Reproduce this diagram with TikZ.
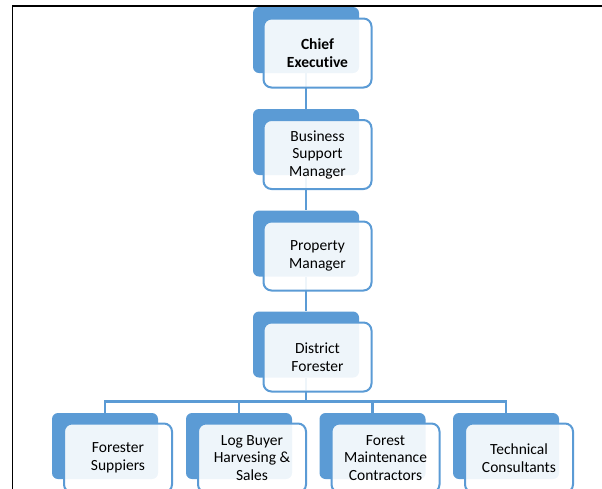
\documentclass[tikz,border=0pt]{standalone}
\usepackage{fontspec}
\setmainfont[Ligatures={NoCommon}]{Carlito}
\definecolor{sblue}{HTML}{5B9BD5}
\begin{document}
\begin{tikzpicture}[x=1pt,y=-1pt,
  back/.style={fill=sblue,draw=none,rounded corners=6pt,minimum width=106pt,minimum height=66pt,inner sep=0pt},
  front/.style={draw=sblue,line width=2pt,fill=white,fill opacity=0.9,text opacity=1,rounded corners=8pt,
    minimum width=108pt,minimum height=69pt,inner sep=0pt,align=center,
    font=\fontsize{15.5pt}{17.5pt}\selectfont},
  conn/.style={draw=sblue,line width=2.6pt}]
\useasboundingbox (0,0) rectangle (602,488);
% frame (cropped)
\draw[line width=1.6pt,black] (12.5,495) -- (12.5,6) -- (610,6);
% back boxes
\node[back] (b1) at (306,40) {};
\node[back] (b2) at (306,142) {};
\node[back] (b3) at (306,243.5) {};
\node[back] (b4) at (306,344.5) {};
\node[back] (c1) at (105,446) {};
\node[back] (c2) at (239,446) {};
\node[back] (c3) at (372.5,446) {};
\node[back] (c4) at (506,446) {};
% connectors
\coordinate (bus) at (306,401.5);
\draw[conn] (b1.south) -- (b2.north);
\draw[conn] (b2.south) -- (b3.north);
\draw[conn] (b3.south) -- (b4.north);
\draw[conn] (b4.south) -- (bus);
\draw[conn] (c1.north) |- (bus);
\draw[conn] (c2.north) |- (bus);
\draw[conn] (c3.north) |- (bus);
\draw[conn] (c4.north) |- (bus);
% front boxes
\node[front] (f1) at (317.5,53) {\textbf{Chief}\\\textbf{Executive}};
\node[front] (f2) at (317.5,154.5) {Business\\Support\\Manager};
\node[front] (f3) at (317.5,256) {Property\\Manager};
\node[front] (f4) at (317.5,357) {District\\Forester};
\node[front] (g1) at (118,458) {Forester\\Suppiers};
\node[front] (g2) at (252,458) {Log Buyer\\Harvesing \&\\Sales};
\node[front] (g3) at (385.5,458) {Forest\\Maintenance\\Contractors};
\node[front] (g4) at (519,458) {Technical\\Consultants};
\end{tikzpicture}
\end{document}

------------------------------------

Transcribe the full listing above exactly as it stands, minus the pictures.

Reproduce this diagram with TikZ.
\documentclass[tikz,border=0pt]{standalone}
\usepackage{fontspec}
\setmainfont[Ligatures={NoCommon}]{Carlito}
\definecolor{sblue}{HTML}{5B9BD5}
\begin{document}
\begin{tikzpicture}[x=1pt,y=-1pt,
  back/.style={fill=sblue,draw=none,rounded corners=6pt,minimum width=106pt,minimum height=66pt,inner sep=0pt},
  front/.style={draw=sblue,line width=2pt,fill=white,fill opacity=0.9,text opacity=1,rounded corners=8pt,
    minimum width=108pt,minimum height=69pt,inner sep=0pt,align=center,
    font=\fontsize{15.5pt}{17.5pt}\selectfont},
  conn/.style={draw=sblue,line width=2.6pt}]
\useasboundingbox (0,0) rectangle (602,488);
% frame (cropped)
\draw[line width=1.6pt,black] (12.5,495) -- (12.5,6) -- (610,6);
% back boxes
\node[back] (b1) at (306,40) {};
\node[back] (b2) at (306,142) {};
\node[back] (b3) at (306,243.5) {};
\node[back] (b4) at (306,344.5) {};
\node[back] (c1) at (105,446) {};
\node[back] (c2) at (239,446) {};
\node[back] (c3) at (372.5,446) {};
\node[back] (c4) at (506,446) {};
% connectors
\coordinate (bus) at (306,401.5);
\draw[conn] (b1.south) -- (b2.north);
\draw[conn] (b2.south) -- (b3.north);
\draw[conn] (b3.south) -- (b4.north);
\draw[conn] (b4.south) -- (bus);
\draw[conn] (c1.north) |- (bus);
\draw[conn] (c2.north) |- (bus);
\draw[conn] (c3.north) |- (bus);
\draw[conn] (c4.north) |- (bus);
% front boxes
\node[front] (f1) at (317.5,53) {\textbf{Chief}\\\textbf{Executive}};
\node[front] (f2) at (317.5,154.5) {Business\\Support\\Manager};
\node[front] (f3) at (317.5,256) {Property\\Manager};
\node[front] (f4) at (317.5,357) {District\\Forester};
\node[front] (g1) at (118,458) {Forester\\Suppiers};
\node[front] (g2) at (252,458) {Log Buyer\\Harvesing \&\\Sales};
\node[front] (g3) at (385.5,458) {Forest\\Maintenance\\Contractors};
\node[front] (g4) at (519,458) {Technical\\Consultants};
\end{tikzpicture}
\end{document}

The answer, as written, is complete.